(BRIEF)
Starting from the top of the material, restate each line exactly until the line that contains "Chart.register(...registerables);", which is also copied. Pictures are excluded.

(DATA)
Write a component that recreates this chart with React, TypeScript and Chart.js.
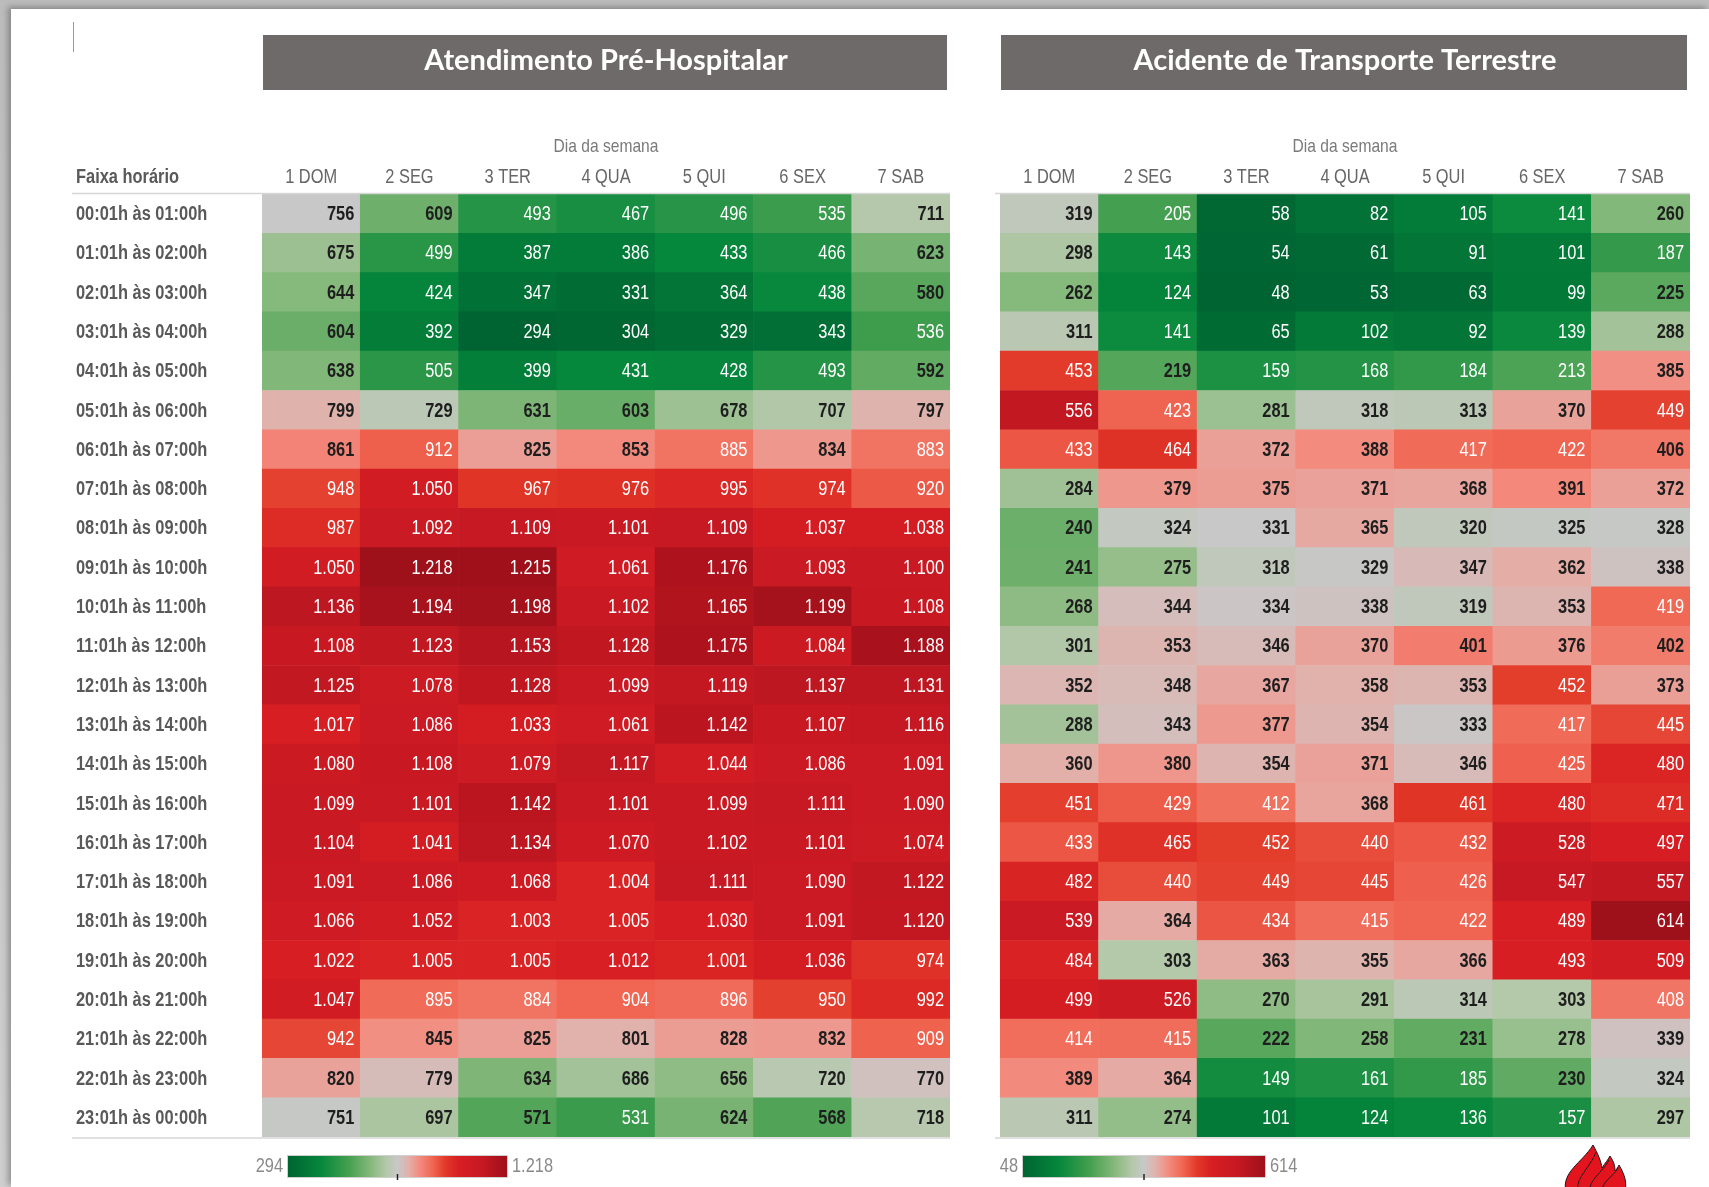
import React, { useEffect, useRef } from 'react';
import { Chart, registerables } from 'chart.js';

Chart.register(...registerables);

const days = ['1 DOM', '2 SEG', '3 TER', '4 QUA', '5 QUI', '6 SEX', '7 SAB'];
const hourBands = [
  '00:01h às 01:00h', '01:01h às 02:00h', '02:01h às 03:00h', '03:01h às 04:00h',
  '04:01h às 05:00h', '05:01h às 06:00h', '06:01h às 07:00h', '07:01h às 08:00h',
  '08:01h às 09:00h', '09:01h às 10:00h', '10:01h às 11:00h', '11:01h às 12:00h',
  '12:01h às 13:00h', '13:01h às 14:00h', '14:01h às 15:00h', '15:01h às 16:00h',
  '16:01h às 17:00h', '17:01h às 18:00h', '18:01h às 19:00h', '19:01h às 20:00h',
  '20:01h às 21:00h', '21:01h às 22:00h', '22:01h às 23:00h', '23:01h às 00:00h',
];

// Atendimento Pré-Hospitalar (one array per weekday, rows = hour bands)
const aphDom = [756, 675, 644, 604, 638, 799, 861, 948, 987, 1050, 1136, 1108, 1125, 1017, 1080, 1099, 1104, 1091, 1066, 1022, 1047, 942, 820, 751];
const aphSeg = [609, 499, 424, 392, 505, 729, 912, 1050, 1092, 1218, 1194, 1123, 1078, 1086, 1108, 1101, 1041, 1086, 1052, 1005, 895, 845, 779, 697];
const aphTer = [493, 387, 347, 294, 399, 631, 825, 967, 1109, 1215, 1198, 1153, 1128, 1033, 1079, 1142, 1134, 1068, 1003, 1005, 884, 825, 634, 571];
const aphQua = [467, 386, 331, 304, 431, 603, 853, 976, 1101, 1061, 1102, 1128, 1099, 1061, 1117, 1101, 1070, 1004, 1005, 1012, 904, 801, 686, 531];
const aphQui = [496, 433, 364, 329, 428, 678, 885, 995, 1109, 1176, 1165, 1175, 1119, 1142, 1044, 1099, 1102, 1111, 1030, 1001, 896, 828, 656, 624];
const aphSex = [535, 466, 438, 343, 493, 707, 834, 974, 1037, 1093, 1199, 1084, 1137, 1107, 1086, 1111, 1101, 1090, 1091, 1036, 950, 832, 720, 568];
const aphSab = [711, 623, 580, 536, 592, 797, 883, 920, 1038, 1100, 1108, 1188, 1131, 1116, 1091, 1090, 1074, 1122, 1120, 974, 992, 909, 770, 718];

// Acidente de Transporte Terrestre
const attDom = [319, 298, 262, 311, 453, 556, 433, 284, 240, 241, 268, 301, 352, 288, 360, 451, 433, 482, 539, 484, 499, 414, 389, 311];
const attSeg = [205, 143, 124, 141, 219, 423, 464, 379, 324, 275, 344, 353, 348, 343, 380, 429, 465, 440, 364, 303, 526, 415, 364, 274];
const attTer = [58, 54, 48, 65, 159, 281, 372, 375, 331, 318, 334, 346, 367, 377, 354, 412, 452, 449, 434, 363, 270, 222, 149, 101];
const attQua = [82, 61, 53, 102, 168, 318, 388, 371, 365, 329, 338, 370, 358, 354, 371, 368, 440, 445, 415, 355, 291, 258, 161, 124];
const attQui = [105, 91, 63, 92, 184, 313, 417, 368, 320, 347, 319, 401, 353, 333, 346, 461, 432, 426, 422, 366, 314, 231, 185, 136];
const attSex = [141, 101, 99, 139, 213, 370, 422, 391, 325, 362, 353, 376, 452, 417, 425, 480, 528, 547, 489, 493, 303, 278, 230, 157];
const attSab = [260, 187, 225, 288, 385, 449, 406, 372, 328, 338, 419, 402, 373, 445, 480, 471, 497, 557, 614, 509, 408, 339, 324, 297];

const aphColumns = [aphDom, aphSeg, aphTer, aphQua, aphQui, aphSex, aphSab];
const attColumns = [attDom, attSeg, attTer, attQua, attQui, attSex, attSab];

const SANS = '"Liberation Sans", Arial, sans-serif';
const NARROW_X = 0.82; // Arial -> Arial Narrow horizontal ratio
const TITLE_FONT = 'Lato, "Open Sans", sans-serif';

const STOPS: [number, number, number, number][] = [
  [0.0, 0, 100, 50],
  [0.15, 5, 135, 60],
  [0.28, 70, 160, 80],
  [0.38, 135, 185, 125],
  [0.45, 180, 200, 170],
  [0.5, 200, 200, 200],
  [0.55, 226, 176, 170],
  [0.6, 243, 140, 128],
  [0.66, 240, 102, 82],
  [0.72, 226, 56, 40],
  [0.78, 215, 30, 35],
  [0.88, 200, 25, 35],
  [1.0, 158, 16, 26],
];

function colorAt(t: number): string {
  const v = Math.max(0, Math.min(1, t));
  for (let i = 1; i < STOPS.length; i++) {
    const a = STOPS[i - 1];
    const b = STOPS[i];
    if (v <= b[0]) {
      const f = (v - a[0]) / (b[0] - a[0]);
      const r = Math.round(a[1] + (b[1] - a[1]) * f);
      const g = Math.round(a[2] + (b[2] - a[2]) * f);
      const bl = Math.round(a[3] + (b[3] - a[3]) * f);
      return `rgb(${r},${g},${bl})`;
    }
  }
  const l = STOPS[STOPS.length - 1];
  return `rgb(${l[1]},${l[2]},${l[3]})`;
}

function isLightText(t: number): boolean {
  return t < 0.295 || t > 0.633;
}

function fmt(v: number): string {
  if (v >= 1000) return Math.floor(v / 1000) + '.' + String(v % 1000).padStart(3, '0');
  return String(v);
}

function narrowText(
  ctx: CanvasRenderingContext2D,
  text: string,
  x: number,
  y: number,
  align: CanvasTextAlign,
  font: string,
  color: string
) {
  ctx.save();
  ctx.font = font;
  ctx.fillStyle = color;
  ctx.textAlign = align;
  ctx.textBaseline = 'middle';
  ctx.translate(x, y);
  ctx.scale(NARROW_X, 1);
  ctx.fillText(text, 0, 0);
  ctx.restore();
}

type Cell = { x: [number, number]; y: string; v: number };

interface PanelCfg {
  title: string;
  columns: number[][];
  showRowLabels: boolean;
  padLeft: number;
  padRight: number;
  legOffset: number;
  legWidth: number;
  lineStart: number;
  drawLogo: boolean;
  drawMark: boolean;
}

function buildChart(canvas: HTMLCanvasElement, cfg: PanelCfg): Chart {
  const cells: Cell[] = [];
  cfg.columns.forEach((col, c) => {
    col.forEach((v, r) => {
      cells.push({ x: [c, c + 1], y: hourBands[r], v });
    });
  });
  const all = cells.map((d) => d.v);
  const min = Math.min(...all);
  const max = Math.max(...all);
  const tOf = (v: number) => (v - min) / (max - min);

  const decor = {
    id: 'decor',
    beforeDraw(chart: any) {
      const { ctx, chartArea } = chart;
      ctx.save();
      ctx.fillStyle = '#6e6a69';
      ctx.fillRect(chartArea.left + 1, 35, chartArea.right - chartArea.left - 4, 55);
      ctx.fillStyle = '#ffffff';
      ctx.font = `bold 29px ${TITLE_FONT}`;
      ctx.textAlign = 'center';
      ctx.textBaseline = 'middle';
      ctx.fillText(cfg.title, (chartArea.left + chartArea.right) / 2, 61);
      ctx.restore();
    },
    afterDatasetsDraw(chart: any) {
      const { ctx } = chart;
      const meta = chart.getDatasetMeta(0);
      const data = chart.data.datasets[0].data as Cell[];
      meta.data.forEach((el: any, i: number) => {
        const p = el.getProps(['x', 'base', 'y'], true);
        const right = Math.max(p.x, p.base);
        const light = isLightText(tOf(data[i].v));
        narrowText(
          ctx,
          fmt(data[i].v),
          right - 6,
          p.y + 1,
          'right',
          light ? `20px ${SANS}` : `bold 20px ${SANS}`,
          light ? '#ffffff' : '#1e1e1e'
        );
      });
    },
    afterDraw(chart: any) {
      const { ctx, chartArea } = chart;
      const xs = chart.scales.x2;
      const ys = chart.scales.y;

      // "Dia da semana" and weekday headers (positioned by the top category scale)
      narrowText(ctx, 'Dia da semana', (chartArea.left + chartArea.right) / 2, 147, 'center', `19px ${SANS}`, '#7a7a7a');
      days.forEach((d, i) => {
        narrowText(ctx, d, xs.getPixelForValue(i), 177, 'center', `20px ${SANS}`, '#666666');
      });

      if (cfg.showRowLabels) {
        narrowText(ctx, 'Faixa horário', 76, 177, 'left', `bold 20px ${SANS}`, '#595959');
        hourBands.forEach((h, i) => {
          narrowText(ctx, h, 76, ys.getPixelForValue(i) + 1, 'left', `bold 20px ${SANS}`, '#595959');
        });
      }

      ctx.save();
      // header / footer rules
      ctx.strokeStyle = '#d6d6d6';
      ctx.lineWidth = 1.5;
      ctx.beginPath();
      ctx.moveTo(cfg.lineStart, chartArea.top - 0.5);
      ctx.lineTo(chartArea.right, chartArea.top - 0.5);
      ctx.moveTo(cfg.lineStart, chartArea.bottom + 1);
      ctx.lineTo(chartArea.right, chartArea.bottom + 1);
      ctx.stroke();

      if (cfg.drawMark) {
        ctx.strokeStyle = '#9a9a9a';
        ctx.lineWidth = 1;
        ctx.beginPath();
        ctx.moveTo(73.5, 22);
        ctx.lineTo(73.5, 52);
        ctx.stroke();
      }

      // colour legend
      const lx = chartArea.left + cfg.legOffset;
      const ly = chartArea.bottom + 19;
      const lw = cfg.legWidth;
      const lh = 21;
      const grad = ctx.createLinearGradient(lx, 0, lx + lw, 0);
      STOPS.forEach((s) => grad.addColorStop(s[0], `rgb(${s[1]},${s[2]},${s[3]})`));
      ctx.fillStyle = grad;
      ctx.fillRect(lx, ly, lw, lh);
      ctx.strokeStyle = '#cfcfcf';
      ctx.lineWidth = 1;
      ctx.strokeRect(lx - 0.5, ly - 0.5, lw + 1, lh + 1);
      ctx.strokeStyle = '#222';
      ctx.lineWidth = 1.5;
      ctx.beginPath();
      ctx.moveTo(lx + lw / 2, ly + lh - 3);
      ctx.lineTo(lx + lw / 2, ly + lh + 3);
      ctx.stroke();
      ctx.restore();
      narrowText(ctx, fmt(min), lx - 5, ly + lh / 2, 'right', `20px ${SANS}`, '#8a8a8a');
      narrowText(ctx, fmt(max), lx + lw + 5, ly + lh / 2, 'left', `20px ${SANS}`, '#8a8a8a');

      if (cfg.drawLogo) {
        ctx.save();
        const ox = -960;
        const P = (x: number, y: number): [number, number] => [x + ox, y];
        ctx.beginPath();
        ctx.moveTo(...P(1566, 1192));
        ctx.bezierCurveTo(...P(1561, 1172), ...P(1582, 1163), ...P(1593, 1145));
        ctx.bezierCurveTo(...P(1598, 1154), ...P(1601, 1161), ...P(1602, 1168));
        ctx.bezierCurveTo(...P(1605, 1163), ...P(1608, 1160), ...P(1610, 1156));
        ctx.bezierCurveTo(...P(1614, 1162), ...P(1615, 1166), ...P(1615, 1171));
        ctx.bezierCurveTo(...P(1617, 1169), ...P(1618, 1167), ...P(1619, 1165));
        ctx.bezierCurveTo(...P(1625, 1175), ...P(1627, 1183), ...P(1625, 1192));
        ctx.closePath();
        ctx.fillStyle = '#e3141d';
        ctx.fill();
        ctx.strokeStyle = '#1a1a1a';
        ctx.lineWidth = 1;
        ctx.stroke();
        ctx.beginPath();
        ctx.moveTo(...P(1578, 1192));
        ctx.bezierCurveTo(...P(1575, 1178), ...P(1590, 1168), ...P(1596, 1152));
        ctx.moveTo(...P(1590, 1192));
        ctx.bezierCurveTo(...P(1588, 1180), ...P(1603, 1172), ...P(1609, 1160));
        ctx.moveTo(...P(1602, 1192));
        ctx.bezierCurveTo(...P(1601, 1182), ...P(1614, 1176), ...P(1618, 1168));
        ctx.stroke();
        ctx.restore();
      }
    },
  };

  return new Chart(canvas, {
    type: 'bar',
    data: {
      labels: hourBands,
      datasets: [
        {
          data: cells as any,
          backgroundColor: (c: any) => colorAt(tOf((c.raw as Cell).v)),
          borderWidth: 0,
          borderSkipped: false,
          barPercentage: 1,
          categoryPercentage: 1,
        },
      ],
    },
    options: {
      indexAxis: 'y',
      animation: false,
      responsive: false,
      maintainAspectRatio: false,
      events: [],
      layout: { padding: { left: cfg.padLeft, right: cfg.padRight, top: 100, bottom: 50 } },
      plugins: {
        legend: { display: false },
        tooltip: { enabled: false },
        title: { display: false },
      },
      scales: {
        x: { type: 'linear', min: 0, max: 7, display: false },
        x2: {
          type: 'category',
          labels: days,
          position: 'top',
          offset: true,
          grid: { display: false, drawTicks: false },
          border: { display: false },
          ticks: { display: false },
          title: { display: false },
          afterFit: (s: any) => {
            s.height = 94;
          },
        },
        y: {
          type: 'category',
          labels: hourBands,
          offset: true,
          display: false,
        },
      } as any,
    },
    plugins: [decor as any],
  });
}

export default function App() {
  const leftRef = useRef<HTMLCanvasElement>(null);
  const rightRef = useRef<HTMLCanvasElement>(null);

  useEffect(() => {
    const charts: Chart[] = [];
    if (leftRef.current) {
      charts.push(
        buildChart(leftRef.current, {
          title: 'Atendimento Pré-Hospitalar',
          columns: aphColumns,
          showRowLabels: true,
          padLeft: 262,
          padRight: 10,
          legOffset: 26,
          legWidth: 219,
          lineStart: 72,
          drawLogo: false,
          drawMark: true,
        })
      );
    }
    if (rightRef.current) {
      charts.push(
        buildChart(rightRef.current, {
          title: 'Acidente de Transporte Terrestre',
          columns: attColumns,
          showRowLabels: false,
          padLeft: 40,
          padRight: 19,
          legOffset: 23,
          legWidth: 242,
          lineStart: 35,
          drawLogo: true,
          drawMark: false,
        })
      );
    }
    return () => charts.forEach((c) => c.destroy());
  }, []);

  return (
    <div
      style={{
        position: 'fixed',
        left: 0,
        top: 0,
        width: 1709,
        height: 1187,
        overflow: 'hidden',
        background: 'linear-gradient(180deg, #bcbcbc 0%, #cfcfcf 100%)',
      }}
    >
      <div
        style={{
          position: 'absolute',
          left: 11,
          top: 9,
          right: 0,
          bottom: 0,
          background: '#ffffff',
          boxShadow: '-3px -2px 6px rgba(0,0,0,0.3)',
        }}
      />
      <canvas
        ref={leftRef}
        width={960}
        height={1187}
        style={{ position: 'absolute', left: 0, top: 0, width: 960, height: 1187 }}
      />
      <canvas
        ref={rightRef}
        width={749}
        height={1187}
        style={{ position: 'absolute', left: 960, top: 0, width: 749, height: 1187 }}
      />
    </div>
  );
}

(EXERCISE SOLUTION)
Write a component that recreates this chart with React, TypeScript and Chart.js.
import React, { useEffect, useRef } from 'react';
import { Chart, registerables } from 'chart.js';

Chart.register(...registerables);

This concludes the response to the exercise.